● **WHAT TO WORK ON**:
Word for word, give the material below again, minus any images.

--- Begin GIVEN MATERIAL ---

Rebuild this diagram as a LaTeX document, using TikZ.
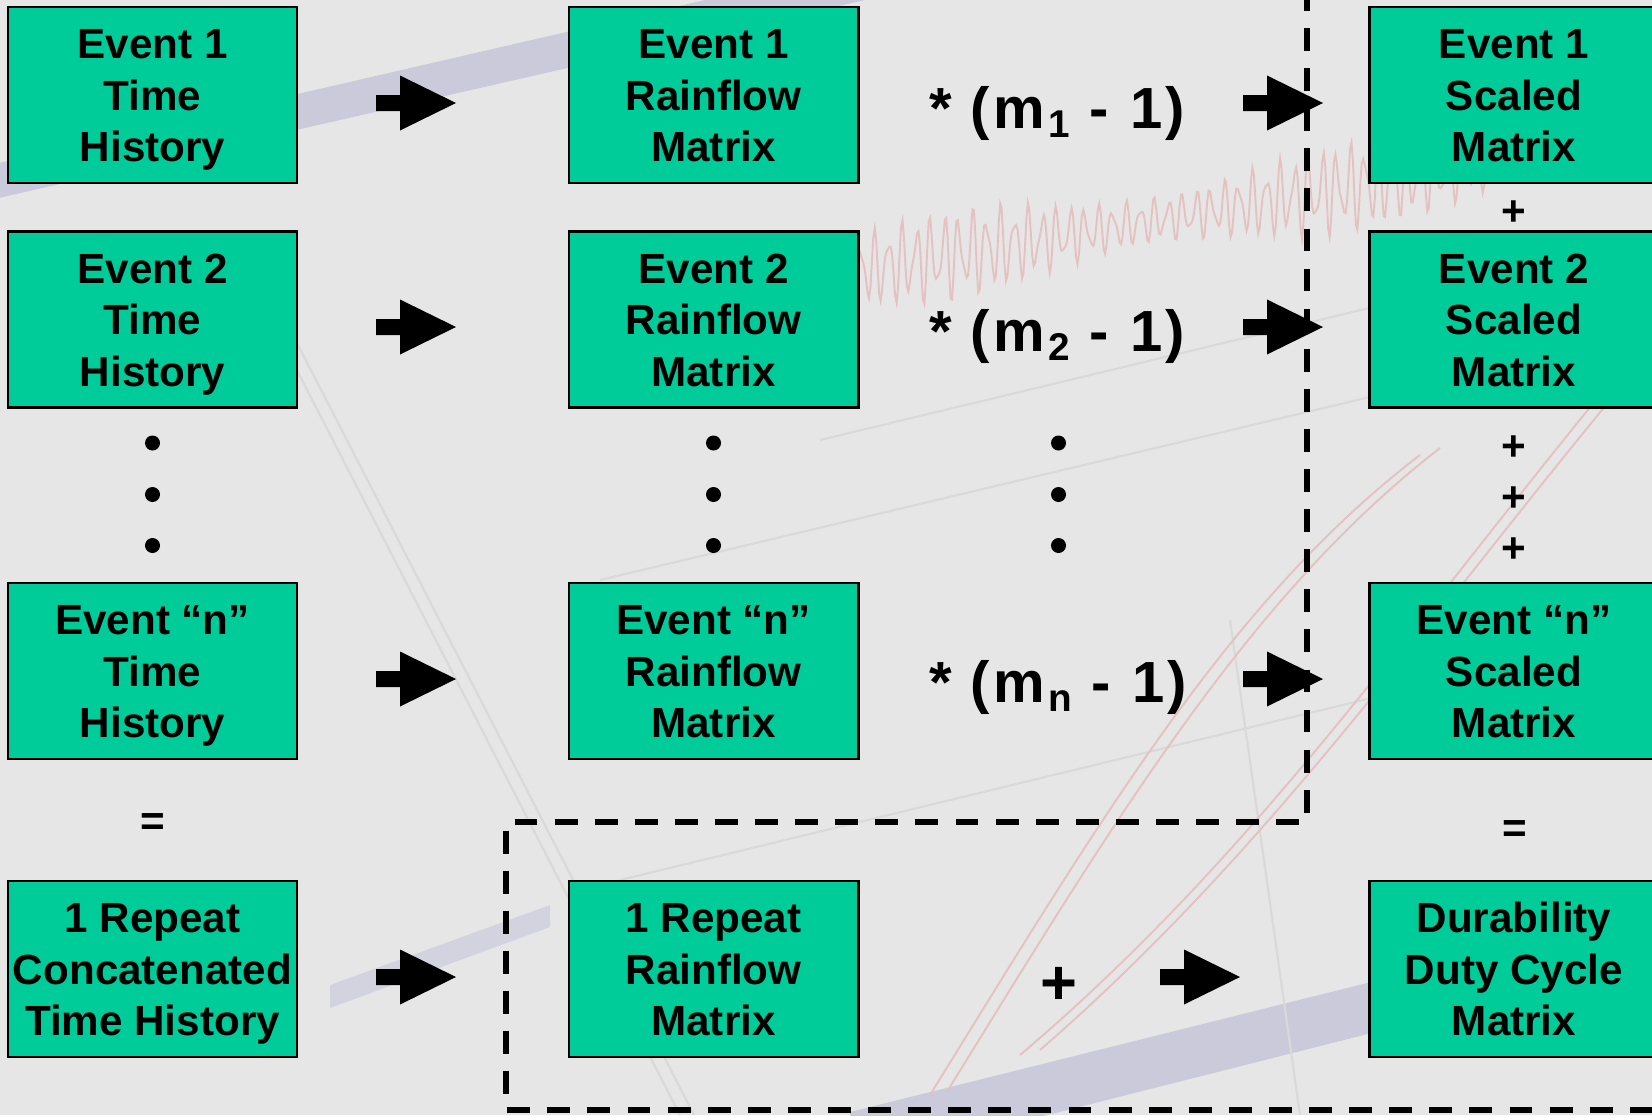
\documentclass[tikz,border=0pt]{standalone}
\usepackage{fontspec}
\setmainfont{Liberation Sans}
\usetikzlibrary{calc}

\definecolor{boxgreen}{HTML}{00CC99}
\definecolor{bggray}{HTML}{E6E6E6}
\definecolor{bandlav}{HTML}{CACADB}
\definecolor{bandlavlight}{HTML}{D3D3E0}
\definecolor{tracered}{HTML}{E4C2C2}
\definecolor{gridgray}{HTML}{D9D9D9}

% last line of a box text without descender depth, so every box centres alike
\newcommand{\nodp}[1]{\raisebox{0pt}[\height][0pt]{#1}}
\newcommand{\threelines}[3]{\rule{0pt}{8.6pt}#1\\#2\\\nodp{#3}}
% scaling factor label  * (m_k - 1)
\newcommand{\multlabel}[1]{*\hspace{5.3pt}(\kern1pt m\kern0.8pt\raisebox{-2.8pt}{\fontsize{11}{12}\selectfont #1}\hspace{5.6pt}-\hspace{6.1pt}1\kern0.9pt)}

\tikzset{
  matbox/.style={rectangle, draw=black, line width=0.8pt, fill=boxgreen,
    minimum width=2.89cm, minimum height=1.76cm, inner sep=0pt, align=center,
    font=\bfseries\fontsize{12}{14.65}\selectfont},
  multtext/.style={inner sep=0pt, anchor=base west, font=\bfseries\fontsize{16.5}{19}\selectfont},
  opsym/.style={inner sep=0pt, font=\bfseries\fontsize{12}{14}\selectfont},
  bigsym/.style={inner sep=0pt, font=\bfseries\fontsize{18}{20}\selectfont},
  dotmark/.style={circle, fill=black, inner sep=0pt, minimum size=1.5mm},
  dashline/.style={draw=black, line width=1.45pt, dash pattern=on 6.5pt off 4.9pt},
  faintline/.style={draw=gridgray, line width=0.6pt},
  trace/.style={draw=tracered, line width=0.55pt},
  blockarrow/.pic={\fill[black] (0,-8) -- (24,-8) -- (24,-27.5) -- (80,0) -- (24,27.5) -- (24,8) -- (0,8) -- cycle;}
}

\begin{document}
\begin{tikzpicture}[x=0.01cm, y=-0.01cm]
\useasboundingbox (0,0) rectangle (1652,1115);

% faded software screenshot behind the diagram
\fill[bggray] (0,0) rectangle (1652,1115);
\fill[bandlav] (-10,165) -- (900,-45) -- (900,-8) -- (-10,200) -- cycle;
\fill[bandlav] (850,1112) -- (1660,910) -- (1660,960) -- (850,1165) -- cycle;
\fill[bandlavlight] (330,985) -- (550,905) -- (550,927) -- (330,1008) -- cycle;
\draw[faintline] (230,240) -- (680,1115);
\draw[faintline] (244,240) -- (694,1115);
\draw[faintline] (820,440) -- (1652,240);
\draw[faintline] (600,580) -- (1652,330);
\draw[faintline] (620,880) -- (1652,630);
\draw[faintline] (1230,620) -- (1300,1115);
\draw[trace] plot[domain=0:640, samples=440]
  ({850+\x}, {272-0.17*\x + (36+12*sin(\x*0.9))*(0.7*sin(mod(\x,14)*25.714)+0.3*sin(mod(\x,9)*40))});
\draw[trace] (930,1095) .. controls (1100,820) and (1230,600) .. (1420,455);
\draw[trace] (948,1090) .. controls (1118,815) and (1250,595) .. (1440,448);
\draw[trace] (1020,1055) .. controls (1250,860) and (1400,640) .. (1600,395);
\draw[trace] (1040,1050) .. controls (1270,850) and (1420,630) .. (1620,388);

% dashed outline of the repeat-summation group
\draw[dashline] (1307,-12) -- (1307,822) -- (506,822) -- (506,1110) -- (1700,1110);

% time histories
\node[matbox] (th1) at (152.5,95)  {\threelines{Event 1}{Time}{History}};
\node[matbox] (th2) at (152.5,319.5) {\threelines{Event 2}{Time}{History}};
\node[matbox] (thn) at (152.5,671) {\threelines{Event “n”}{Time}{History}};
\node[matbox] (thr) at (152.5,969) {\threelines{1 Repeat}{Concatenated}{Time History}};

% rainflow matrices
\node[matbox] (rf1) at (713.5,95)  {\threelines{Event 1}{Rainflow}{Matrix}};
\node[matbox] (rf2) at (713.5,319.5) {\threelines{Event 2}{Rainflow}{Matrix}};
\node[matbox] (rfn) at (713.5,671) {\threelines{Event “n”}{Rainflow}{Matrix}};
\node[matbox] (rfr) at (713.5,969) {\threelines{1 Repeat}{Rainflow}{Matrix}};

% scaled matrices and the duty cycle result
\node[matbox] (sc1) at (1514,95)  {\threelines{Event 1}{Scaled}{Matrix}};
\node[matbox] (sc2) at (1514,319.5) {\threelines{Event 2}{Scaled}{Matrix}};
\node[matbox] (scn) at (1514,671) {\threelines{Event “n”}{Scaled}{Matrix}};
\node[matbox] (dc)  at (1514,969) {\threelines{Durability}{Duty Cycle}{Matrix}};

% scaling factors
\node[multtext] (m1) at (929,128) {\multlabel{1}};
\node[multtext] (m2) at (929,351) {\multlabel{2}};
\node[multtext] (mn) at (929,702) {\multlabel{n}};

% block arrows
\foreach \yy in {103,327,679,977} { \pic at (376,\yy) {blockarrow}; }
\foreach \yy in {103,327,679} { \pic at (1243,\yy) {blockarrow}; }
\pic at (1160,977) {blockarrow};

% continuation dots
\foreach \col/\xx in {l/152.5, m/713.5, f/1058.5} {
  \node[dotmark] (dot\col1) at (\xx,443) {};
  \node[dotmark] (dot\col2) at (\xx,494.5) {};
  \node[dotmark] (dot\col3) at (\xx,545.5) {};
}

% operators
\node[opsym] (plus1) at (1514,213) {+};
\node[opsym] (plus2) at (1514,448) {+};
\node[opsym] (plus3) at (1514,499) {+};
\node[opsym] (plus4) at (1514,550) {+};
\node[opsym] (eqr) at (1515,832) {=};
\node[opsym] (eql) at (152.5,825) {=};
\node[bigsym] (plusb) at (1058.5,986) {+};
\end{tikzpicture}
\end{document}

--- End GIVEN MATERIAL ---

● **EXPECTED OUTPUT**:
Rebuild this diagram as a LaTeX document, using TikZ.
\documentclass[tikz,border=0pt]{standalone}
\usepackage{fontspec}
\setmainfont{Liberation Sans}
\usetikzlibrary{calc}

\definecolor{boxgreen}{HTML}{00CC99}
\definecolor{bggray}{HTML}{E6E6E6}
\definecolor{bandlav}{HTML}{CACADB}
\definecolor{bandlavlight}{HTML}{D3D3E0}
\definecolor{tracered}{HTML}{E4C2C2}
\definecolor{gridgray}{HTML}{D9D9D9}

% last line of a box text without descender depth, so every box centres alike
\newcommand{\nodp}[1]{\raisebox{0pt}[\height][0pt]{#1}}
\newcommand{\threelines}[3]{\rule{0pt}{8.6pt}#1\\#2\\\nodp{#3}}
% scaling factor label  * (m_k - 1)
\newcommand{\multlabel}[1]{*\hspace{5.3pt}(\kern1pt m\kern0.8pt\raisebox{-2.8pt}{\fontsize{11}{12}\selectfont #1}\hspace{5.6pt}-\hspace{6.1pt}1\kern0.9pt)}

\tikzset{
  matbox/.style={rectangle, draw=black, line width=0.8pt, fill=boxgreen,
    minimum width=2.89cm, minimum height=1.76cm, inner sep=0pt, align=center,
    font=\bfseries\fontsize{12}{14.65}\selectfont},
  multtext/.style={inner sep=0pt, anchor=base west, font=\bfseries\fontsize{16.5}{19}\selectfont},
  opsym/.style={inner sep=0pt, font=\bfseries\fontsize{12}{14}\selectfont},
  bigsym/.style={inner sep=0pt, font=\bfseries\fontsize{18}{20}\selectfont},
  dotmark/.style={circle, fill=black, inner sep=0pt, minimum size=1.5mm},
  dashline/.style={draw=black, line width=1.45pt, dash pattern=on 6.5pt off 4.9pt},
  faintline/.style={draw=gridgray, line width=0.6pt},
  trace/.style={draw=tracered, line width=0.55pt},
  blockarrow/.pic={\fill[black] (0,-8) -- (24,-8) -- (24,-27.5) -- (80,0) -- (24,27.5) -- (24,8) -- (0,8) -- cycle;}
}

\begin{document}
\begin{tikzpicture}[x=0.01cm, y=-0.01cm]
\useasboundingbox (0,0) rectangle (1652,1115);

% faded software screenshot behind the diagram
\fill[bggray] (0,0) rectangle (1652,1115);
\fill[bandlav] (-10,165) -- (900,-45) -- (900,-8) -- (-10,200) -- cycle;
\fill[bandlav] (850,1112) -- (1660,910) -- (1660,960) -- (850,1165) -- cycle;
\fill[bandlavlight] (330,985) -- (550,905) -- (550,927) -- (330,1008) -- cycle;
\draw[faintline] (230,240) -- (680,1115);
\draw[faintline] (244,240) -- (694,1115);
\draw[faintline] (820,440) -- (1652,240);
\draw[faintline] (600,580) -- (1652,330);
\draw[faintline] (620,880) -- (1652,630);
\draw[faintline] (1230,620) -- (1300,1115);
\draw[trace] plot[domain=0:640, samples=440]
  ({850+\x}, {272-0.17*\x + (36+12*sin(\x*0.9))*(0.7*sin(mod(\x,14)*25.714)+0.3*sin(mod(\x,9)*40))});
\draw[trace] (930,1095) .. controls (1100,820) and (1230,600) .. (1420,455);
\draw[trace] (948,1090) .. controls (1118,815) and (1250,595) .. (1440,448);
\draw[trace] (1020,1055) .. controls (1250,860) and (1400,640) .. (1600,395);
\draw[trace] (1040,1050) .. controls (1270,850) and (1420,630) .. (1620,388);

% dashed outline of the repeat-summation group
\draw[dashline] (1307,-12) -- (1307,822) -- (506,822) -- (506,1110) -- (1700,1110);

% time histories
\node[matbox] (th1) at (152.5,95)  {\threelines{Event 1}{Time}{History}};
\node[matbox] (th2) at (152.5,319.5) {\threelines{Event 2}{Time}{History}};
\node[matbox] (thn) at (152.5,671) {\threelines{Event “n”}{Time}{History}};
\node[matbox] (thr) at (152.5,969) {\threelines{1 Repeat}{Concatenated}{Time History}};

% rainflow matrices
\node[matbox] (rf1) at (713.5,95)  {\threelines{Event 1}{Rainflow}{Matrix}};
\node[matbox] (rf2) at (713.5,319.5) {\threelines{Event 2}{Rainflow}{Matrix}};
\node[matbox] (rfn) at (713.5,671) {\threelines{Event “n”}{Rainflow}{Matrix}};
\node[matbox] (rfr) at (713.5,969) {\threelines{1 Repeat}{Rainflow}{Matrix}};

% scaled matrices and the duty cycle result
\node[matbox] (sc1) at (1514,95)  {\threelines{Event 1}{Scaled}{Matrix}};
\node[matbox] (sc2) at (1514,319.5) {\threelines{Event 2}{Scaled}{Matrix}};
\node[matbox] (scn) at (1514,671) {\threelines{Event “n”}{Scaled}{Matrix}};
\node[matbox] (dc)  at (1514,969) {\threelines{Durability}{Duty Cycle}{Matrix}};

% scaling factors
\node[multtext] (m1) at (929,128) {\multlabel{1}};
\node[multtext] (m2) at (929,351) {\multlabel{2}};
\node[multtext] (mn) at (929,702) {\multlabel{n}};

% block arrows
\foreach \yy in {103,327,679,977} { \pic at (376,\yy) {blockarrow}; }
\foreach \yy in {103,327,679} { \pic at (1243,\yy) {blockarrow}; }
\pic at (1160,977) {blockarrow};

% continuation dots
\foreach \col/\xx in {l/152.5, m/713.5, f/1058.5} {
  \node[dotmark] (dot\col1) at (\xx,443) {};
  \node[dotmark] (dot\col2) at (\xx,494.5) {};
  \node[dotmark] (dot\col3) at (\xx,545.5) {};
}

% operators
\node[opsym] (plus1) at (1514,213) {+};
\node[opsym] (plus2) at (1514,448) {+};
\node[opsym] (plus3) at (1514,499) {+};
\node[opsym] (plus4) at (1514,550) {+};
\node[opsym] (eqr) at (1515,832) {=};
\node[opsym] (eql) at (152.5,825) {=};
\node[bigsym] (plusb) at (1058.5,986) {+};
\end{tikzpicture}
\end{document}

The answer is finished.